▶ **The problem**:
Starting at the first line of the listing below, retype each line up to and including the one that contains "(0,1702) -- (869,1702);". Leave pictures out.

-=-=-=-=-

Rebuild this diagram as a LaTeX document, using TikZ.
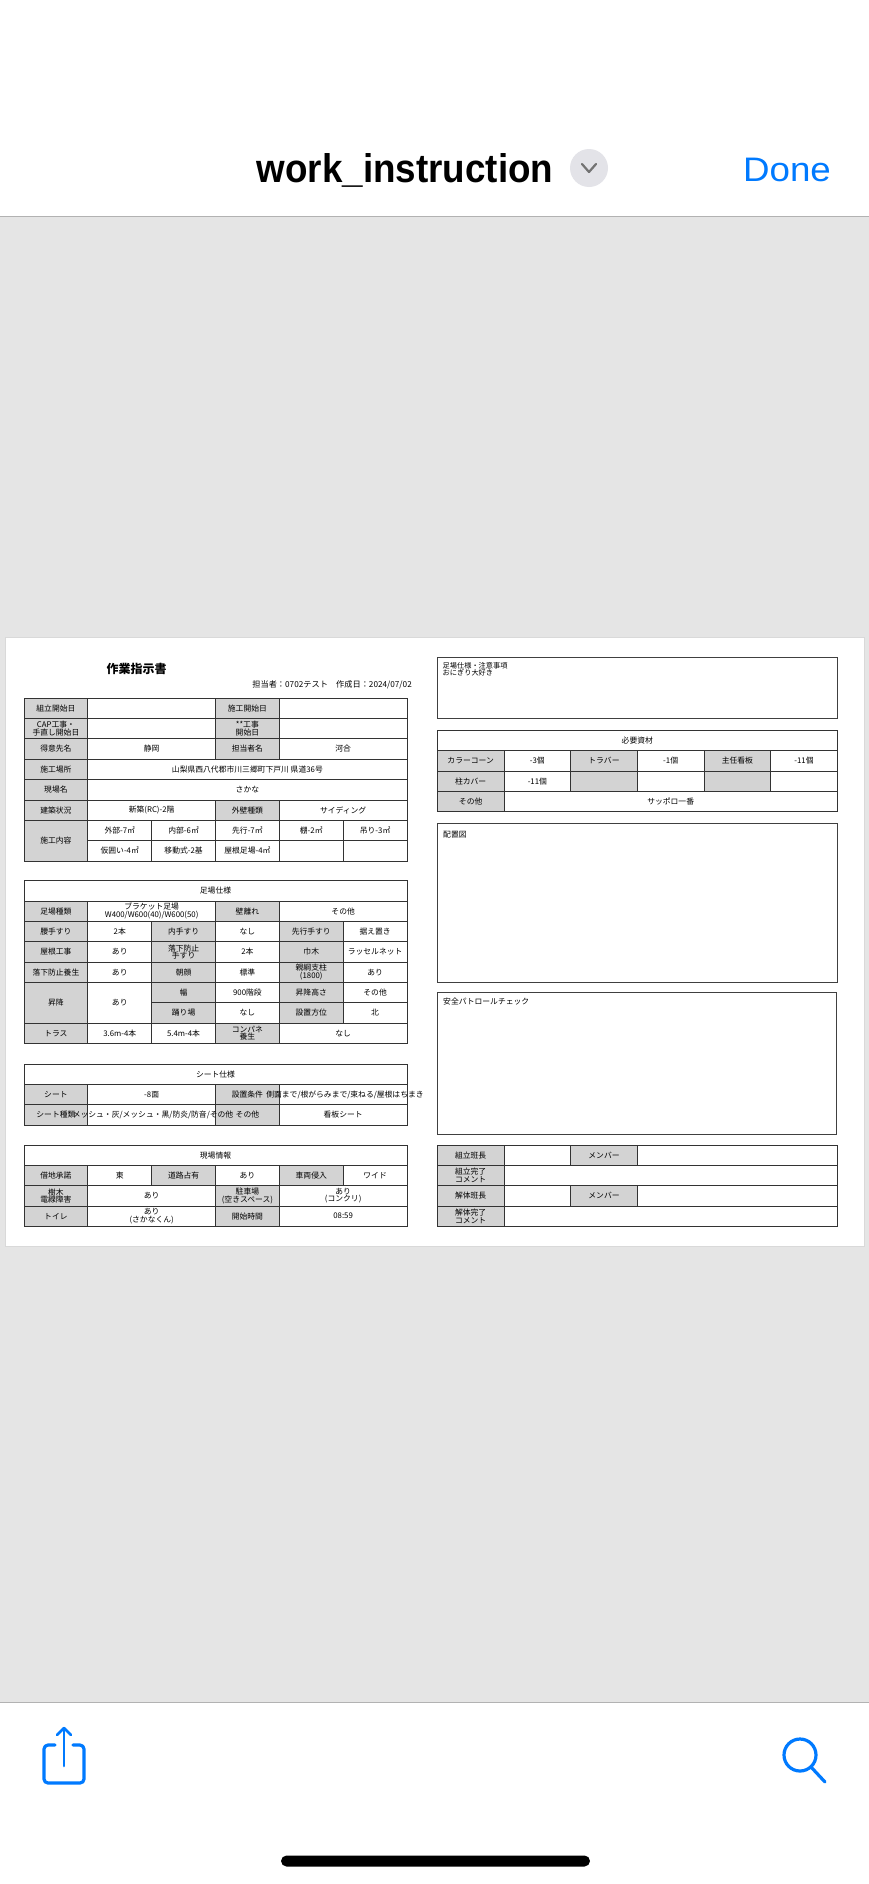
\documentclass[tikz,border=0pt]{standalone}
\usepackage{fontspec}
\setmainfont{Noto Sans CJK JP}
\newfontfamily\uititle[FakeStretch=0.92]{Liberation Sans}
\newfontfamily\uiwide[FakeStretch=1.08]{Liberation Sans}
\usepackage{tikz}

\definecolor{iosblue}{RGB}{0,122,255}
\definecolor{viewgray}{RGB}{229,229,229}
\definecolor{labgray}{RGB}{211,211,211}
\definecolor{chevgray}{RGB}{227,227,232}

\newcommand{\cellfont}{\fontsize{7.8}{7.6}\selectfont}
% one table cell: [style]{x0}{y0}{x1}{y1}{name}{text}
\newcommand{\cellnode}[7][cellw]{%
  \node[#1,minimum width={#4-#2},minimum height={#5-#3}] (#6) at ({(#2+#4)/2},{(#3+#5)/2}) {#7};}

\begin{document}
\begin{tikzpicture}[x=1pt,y=-1pt,
    cellw/.style={draw=black!80,line width=0.8pt,fill=white,inner sep=0pt,align=center,font=\cellfont,text=black},
    cellg/.style={cellw,fill=labgray},
    freetext/.style={inner sep=0pt,font=\cellfont,text=black},
    boxarea/.style={draw=black!75,line width=0.9pt,fill=white,inner sep=0pt},
    icon/.style={draw=iosblue,line width=3.2pt,line cap=round,line join=round}]

    \useasboundingbox (0,0) rectangle (869,1884);
    % screen
    \fill[white] (0,0) rectangle (869,1884);
    \fill[viewgray] (0,216) rectangle (869,1702);
    \draw[gray!60,line width=1pt] (0,216) -- (869,216);
    \draw[gray!60,line width=1pt] (0,1702) -- (869,1702);

    % header bar
    \node[anchor=base,inner sep=0pt,font=\uititle\bfseries\fontsize{40}{42}\selectfont] (fname) at (405,182) {work\_instruction};
    \node[circle,fill=chevgray,minimum size=38pt,inner sep=0pt] (chev) at (589,168) {};
    \draw[black!55,line width=2.2pt,line cap=round,line join=round] (582,164) -- (589,172) -- (596,164);
    \node[anchor=base,inner sep=0pt,font=\uiwide\fontsize{34}{36}\selectfont,text=iosblue] (done) at (787,181) {Done};

    % page
    \fill[white,draw=gray!30] (5,637) rectangle (864,1246);
    \node[inner sep=0pt,font=\bfseries\fontsize{12}{13}\selectfont] (title) at (136.7,669.3) {作業指示書};
    \node[anchor=east,inner sep=0pt,font=\fontsize{8.2}{9}\selectfont] (author) at (412,685) {担当者：0702テスト　作成日：2024/07/02};

    % table 1
    \cellnode[cellg]{24}{698}{87.8}{718.4}{t1r0c0}{組立開始日}
    \cellnode{87.8}{698}{215.5}{718.4}{t1r0c1}{}
    \cellnode[cellg]{215.5}{698}{279.3}{718.4}{t1r0c3}{施工開始日}
    \cellnode{279.3}{698}{407}{718.4}{t1r0c4}{}
    \cellnode[cellg]{24}{718.4}{87.8}{738.8}{t1r1c0}{CAP工事・\\手直し開始日}
    \cellnode{87.8}{718.4}{215.5}{738.8}{t1r1c1}{}
    \cellnode[cellg]{215.5}{718.4}{279.3}{738.8}{t1r1c3}{**工事\\開始日}
    \cellnode{279.3}{718.4}{407}{738.8}{t1r1c4}{}
    \cellnode[cellg]{24}{738.8}{87.8}{759.1}{t1r2c0}{得意先名}
    \cellnode{87.8}{738.8}{215.5}{759.1}{t1r2c1}{静岡}
    \cellnode[cellg]{215.5}{738.8}{279.3}{759.1}{t1r2c3}{担当者名}
    \cellnode{279.3}{738.8}{407}{759.1}{t1r2c4}{河合}
    \cellnode[cellg]{24}{759.1}{87.8}{779.5}{t1r3c0}{施工場所}
    \cellnode{87.8}{759.1}{407}{779.5}{t1r3c1}{山梨県西八代郡市川三郷町下戸川 県道36号}
    \cellnode[cellg]{24}{779.5}{87.8}{799.9}{t1r4c0}{現場名}
    \cellnode{87.8}{779.5}{407}{799.9}{t1r4c1}{さかな}
    \cellnode[cellg]{24}{799.9}{87.8}{820.3}{t1r5c0}{建築状況}
    \cellnode{87.8}{799.9}{215.5}{820.3}{t1r5c1}{新築(RC)-2階}
    \cellnode[cellg]{215.5}{799.9}{279.3}{820.3}{t1r5c3}{外壁種類}
    \cellnode{279.3}{799.9}{407}{820.3}{t1r5c4}{サイディング}
    \cellnode[cellg]{24}{820.3}{87.8}{861}{t1r6c0}{施工内容}
    \cellnode{87.8}{820.3}{151.7}{840.6}{t1r6c1}{外部-7㎡}
    \cellnode{151.7}{820.3}{215.5}{840.6}{t1r6c2}{内部-6㎡}
    \cellnode{215.5}{820.3}{279.3}{840.6}{t1r6c3}{先行-7㎡}
    \cellnode{279.3}{820.3}{343.2}{840.6}{t1r6c4}{棚-2㎡}
    \cellnode{343.2}{820.3}{407}{840.6}{t1r6c5}{吊り-3㎡}
    \cellnode{87.8}{840.6}{151.7}{861}{t1r7c1}{仮囲い-4㎡}
    \cellnode{151.7}{840.6}{215.5}{861}{t1r7c2}{移動式-2基}
    \cellnode{215.5}{840.6}{279.3}{861}{t1r7c3}{屋根足場-4㎡}
    \cellnode{279.3}{840.6}{343.2}{861}{t1r7c4}{}
    \cellnode{343.2}{840.6}{407}{861}{t1r7c5}{}

    % table 2
    \cellnode{24}{880.7}{407}{901}{t2r0}{足場仕様}
    \cellnode[cellg]{24}{901}{87.8}{921.3}{t2r1c0}{足場種類}
    \cellnode{87.8}{901}{215.5}{921.3}{t2r1c1}{ブラケット足場\\W400/W600(40)/W600(50)}
    \cellnode[cellg]{215.5}{901}{279.3}{921.3}{t2r1c3}{壁離れ}
    \cellnode{279.3}{901}{407}{921.3}{t2r1c4}{その他}
    \cellnode[cellg]{24}{921.3}{87.8}{941.7}{t2r2c0}{腰手すり}
    \cellnode{87.8}{921.3}{151.7}{941.7}{t2r2c1}{2本}
    \cellnode[cellg]{151.7}{921.3}{215.5}{941.7}{t2r2c2}{内手すり}
    \cellnode{215.5}{921.3}{279.3}{941.7}{t2r2c3}{なし}
    \cellnode[cellg]{279.3}{921.3}{343.2}{941.7}{t2r2c4}{先行手すり}
    \cellnode{343.2}{921.3}{407}{941.7}{t2r2c5}{据え置き}
    \cellnode[cellg]{24}{941.7}{87.8}{962}{t2r3c0}{屋根工事}
    \cellnode{87.8}{941.7}{151.7}{962}{t2r3c1}{あり}
    \cellnode[cellg]{151.7}{941.7}{215.5}{962}{t2r3c2}{落下防止\\手すり}
    \cellnode{215.5}{941.7}{279.3}{962}{t2r3c3}{2本}
    \cellnode[cellg]{279.3}{941.7}{343.2}{962}{t2r3c4}{巾木}
    \cellnode{343.2}{941.7}{407}{962}{t2r3c5}{ラッセルネット}
    \cellnode[cellg]{24}{962}{87.8}{982.3}{t2r4c0}{落下防止養生}
    \cellnode{87.8}{962}{151.7}{982.3}{t2r4c1}{あり}
    \cellnode[cellg]{151.7}{962}{215.5}{982.3}{t2r4c2}{朝顔}
    \cellnode{215.5}{962}{279.3}{982.3}{t2r4c3}{標準}
    \cellnode[cellg]{279.3}{962}{343.2}{982.3}{t2r4c4}{親綱支柱\\(1800)}
    \cellnode{343.2}{962}{407}{982.3}{t2r4c5}{あり}
    \cellnode[cellg]{24}{982.3}{87.8}{1023}{t2r5c0}{昇降}
    \cellnode{87.8}{982.3}{151.7}{1023}{t2r5c1}{あり}
    \cellnode[cellg]{151.7}{982.3}{215.5}{1002.7}{t2r5c2}{幅}
    \cellnode{215.5}{982.3}{279.3}{1002.7}{t2r5c3}{900階段}
    \cellnode[cellg]{279.3}{982.3}{343.2}{1002.7}{t2r5c4}{昇降高さ}
    \cellnode{343.2}{982.3}{407}{1002.7}{t2r5c5}{その他}
    \cellnode[cellg]{151.7}{1002.7}{215.5}{1023}{t2r6c2}{踊り場}
    \cellnode{215.5}{1002.7}{279.3}{1023}{t2r6c3}{なし}
    \cellnode[cellg]{279.3}{1002.7}{343.2}{1023}{t2r6c4}{設置方位}
    \cellnode{343.2}{1002.7}{407}{1023}{t2r6c5}{北}
    \cellnode[cellg]{24}{1023}{87.8}{1043.3}{t2r7c0}{トラス}
    \cellnode{87.8}{1023}{151.7}{1043.3}{t2r7c1}{3.6m-4本}
    \cellnode{151.7}{1023}{215.5}{1043.3}{t2r7c2}{5.4m-4本}
    \cellnode[cellg]{215.5}{1023}{279.3}{1043.3}{t2r7c3}{コンパネ\\養生}
    \cellnode{279.3}{1023}{407}{1043.3}{t2r7c4}{なし}

    % table 3
    \cellnode{24}{1064}{407}{1084.3}{t3r0}{シート仕様}
    \cellnode[cellg]{24}{1084.3}{87.8}{1104.7}{t3r1c0}{シート}
    \cellnode{87.8}{1084.3}{215.5}{1104.7}{t3r1c1}{-8面}
    \cellnode[cellg]{215.5}{1084.3}{279.3}{1104.7}{t3r1c3}{設置条件}
    \cellnode{279.3}{1084.3}{407}{1104.7}{t3r1c4}{}
    \cellnode[cellg]{24}{1104.7}{87.8}{1125}{t3r2c0}{シート種類}
    \cellnode{87.8}{1104.7}{215.5}{1125}{t3r2c1}{}
    \cellnode[cellg]{215.5}{1104.7}{279.3}{1125}{t3r2c3}{その他}
    \cellnode{279.3}{1104.7}{407}{1125}{t3r2c4}{看板シート}
    % texts that run past their cells
    \node[freetext] (setval) at (345,1094.5) {側面まで/根がらみまで/束ねる/屋根はちまき};
    \node[freetext] (sheetval) at (153,1114.9) {メッシュ・灰/メッシュ・黒/防炎/防音/その他};

    % table 4
    \cellnode{24}{1145}{407}{1165.3}{t4r0}{現場情報}
    \cellnode[cellg]{24}{1165.3}{87.8}{1185.7}{t4r1c0}{借地承諾}
    \cellnode{87.8}{1165.3}{151.7}{1185.7}{t4r1c1}{東}
    \cellnode[cellg]{151.7}{1165.3}{215.5}{1185.7}{t4r1c2}{道路占有}
    \cellnode{215.5}{1165.3}{279.3}{1185.7}{t4r1c3}{あり}
    \cellnode[cellg]{279.3}{1165.3}{343.2}{1185.7}{t4r1c4}{車両侵入}
    \cellnode{343.2}{1165.3}{407}{1185.7}{t4r1c5}{ワイド}
    \cellnode[cellg]{24}{1185.7}{87.8}{1206}{t4r2c0}{樹木\\電線障害}
    \cellnode{87.8}{1185.7}{215.5}{1206}{t4r2c1}{あり}
    \cellnode[cellg]{215.5}{1185.7}{279.3}{1206}{t4r2c3}{駐車場\\(空きスペース)}
    \cellnode{279.3}{1185.7}{407}{1206}{t4r2c4}{あり\\(コンクリ)}
    \cellnode[cellg]{24}{1206}{87.8}{1226.3}{t4r3c0}{トイレ}
    \cellnode{87.8}{1206}{215.5}{1226.3}{t4r3c1}{あり\\(さかなくん)}
    \cellnode[cellg]{215.5}{1206}{279.3}{1226.3}{t4r3c3}{開始時間}
    \cellnode{279.3}{1206}{407}{1226.3}{t4r3c4}{08:59}

    % right column
    \draw[boxarea] (437.3,657.7) rectangle (837.3,718.7);
    \node[anchor=north west,inner sep=0pt,align=left,font=\fontsize{7.2}{7.4}\selectfont] (notes) at (442.5,662) {足場仕様・注意事項\\おにぎり大好き};

    \cellnode{437.3}{730}{837.3}{750.5}{r1r0}{必要資材}
    \cellnode[cellg]{437.3}{750.5}{504}{771}{r1r1c0}{カラーコーン}
    \cellnode{504}{750.5}{570.7}{771}{r1r1c1}{-3個}
    \cellnode[cellg]{570.7}{750.5}{637.3}{771}{r1r1c2}{トラバー}
    \cellnode{637.3}{750.5}{704}{771}{r1r1c3}{-1個}
    \cellnode[cellg]{704}{750.5}{770.7}{771}{r1r1c4}{主任看板}
    \cellnode{770.7}{750.5}{837.3}{771}{r1r1c5}{-11個}
    \cellnode[cellg]{437.3}{771}{504}{791.3}{r1r2c0}{柱カバー}
    \cellnode{504}{771}{570.7}{791.3}{r1r2c1}{-11個}
    \cellnode[cellg]{570.7}{771}{637.3}{791.3}{r1r2c2}{}
    \cellnode{637.3}{771}{704}{791.3}{r1r2c3}{}
    \cellnode[cellg]{704}{771}{770.7}{791.3}{r1r2c4}{}
    \cellnode{770.7}{771}{837.3}{791.3}{r1r2c5}{}
    \cellnode[cellg]{437.3}{791.3}{504}{811.7}{r1r3c0}{その他}
    \cellnode{504}{791.3}{837.3}{811.7}{r1r3c1}{サッポロ一番}

    \draw[boxarea] (437.3,823.3) rectangle (837.3,982.7);
    \node[anchor=west,inner sep=0pt,font=\cellfont] (layout) at (443,835) {配置図};
    \draw[boxarea] (437.3,992.7) rectangle (836.3,1134.3);
    \node[anchor=west,inner sep=0pt,font=\cellfont] (patrol) at (443,1002) {安全パトロールチェック};

    \cellnode[cellg]{437.3}{1145}{504}{1165.3}{r2r0c0}{組立班長}
    \cellnode{504}{1145}{570.7}{1165.3}{r2r0c1}{}
    \cellnode[cellg]{570.7}{1145}{637.3}{1165.3}{r2r0c2}{メンバー}
    \cellnode{637.3}{1145}{837.3}{1165.3}{r2r0c3}{}
    \cellnode[cellg]{437.3}{1165.3}{504}{1185.7}{r2r1c0}{組立完了\\コメント}
    \cellnode{504}{1165.3}{837.3}{1185.7}{r2r1c1}{}
    \cellnode[cellg]{437.3}{1185.7}{504}{1206}{r2r2c0}{解体班長}
    \cellnode{504}{1185.7}{570.7}{1206}{r2r2c1}{}
    \cellnode[cellg]{570.7}{1185.7}{637.3}{1206}{r2r2c2}{メンバー}
    \cellnode{637.3}{1185.7}{837.3}{1206}{r2r2c3}{}
    \cellnode[cellg]{437.3}{1206}{504}{1226.3}{r2r3c0}{解体完了\\コメント}
    \cellnode{504}{1206}{837.3}{1226.3}{r2r3c1}{}

    % toolbar
    \draw[icon,rounded corners=4pt] (55,1745) -- (44,1745) -- (44,1783) -- (84,1783) -- (84,1745) -- (73,1745);
    \draw[icon,line width=2.6pt] (64,1766) -- (64,1728);
    \draw[icon,line width=2.6pt] (57,1735) -- (64,1728) -- (71,1735);
    \draw[icon] (800,1755) circle[radius=16];
    \draw[icon] (811.5,1767.5) -- (825,1782);
    \fill[black,rounded corners=5.5pt] (281,1855.5) rectangle (590,1866.5);
\end{tikzpicture}
\end{document}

-=-=-=-=-

▶ **Answer in full**:
Rebuild this diagram as a LaTeX document, using TikZ.
\documentclass[tikz,border=0pt]{standalone}
\usepackage{fontspec}
\setmainfont{Noto Sans CJK JP}
\newfontfamily\uititle[FakeStretch=0.92]{Liberation Sans}
\newfontfamily\uiwide[FakeStretch=1.08]{Liberation Sans}
\usepackage{tikz}

\definecolor{iosblue}{RGB}{0,122,255}
\definecolor{viewgray}{RGB}{229,229,229}
\definecolor{labgray}{RGB}{211,211,211}
\definecolor{chevgray}{RGB}{227,227,232}

\newcommand{\cellfont}{\fontsize{7.8}{7.6}\selectfont}
% one table cell: [style]{x0}{y0}{x1}{y1}{name}{text}
\newcommand{\cellnode}[7][cellw]{%
  \node[#1,minimum width={#4-#2},minimum height={#5-#3}] (#6) at ({(#2+#4)/2},{(#3+#5)/2}) {#7};}

\begin{document}
\begin{tikzpicture}[x=1pt,y=-1pt,
    cellw/.style={draw=black!80,line width=0.8pt,fill=white,inner sep=0pt,align=center,font=\cellfont,text=black},
    cellg/.style={cellw,fill=labgray},
    freetext/.style={inner sep=0pt,font=\cellfont,text=black},
    boxarea/.style={draw=black!75,line width=0.9pt,fill=white,inner sep=0pt},
    icon/.style={draw=iosblue,line width=3.2pt,line cap=round,line join=round}]

    \useasboundingbox (0,0) rectangle (869,1884);
    % screen
    \fill[white] (0,0) rectangle (869,1884);
    \fill[viewgray] (0,216) rectangle (869,1702);
    \draw[gray!60,line width=1pt] (0,216) -- (869,216);
    \draw[gray!60,line width=1pt] (0,1702) -- (869,1702);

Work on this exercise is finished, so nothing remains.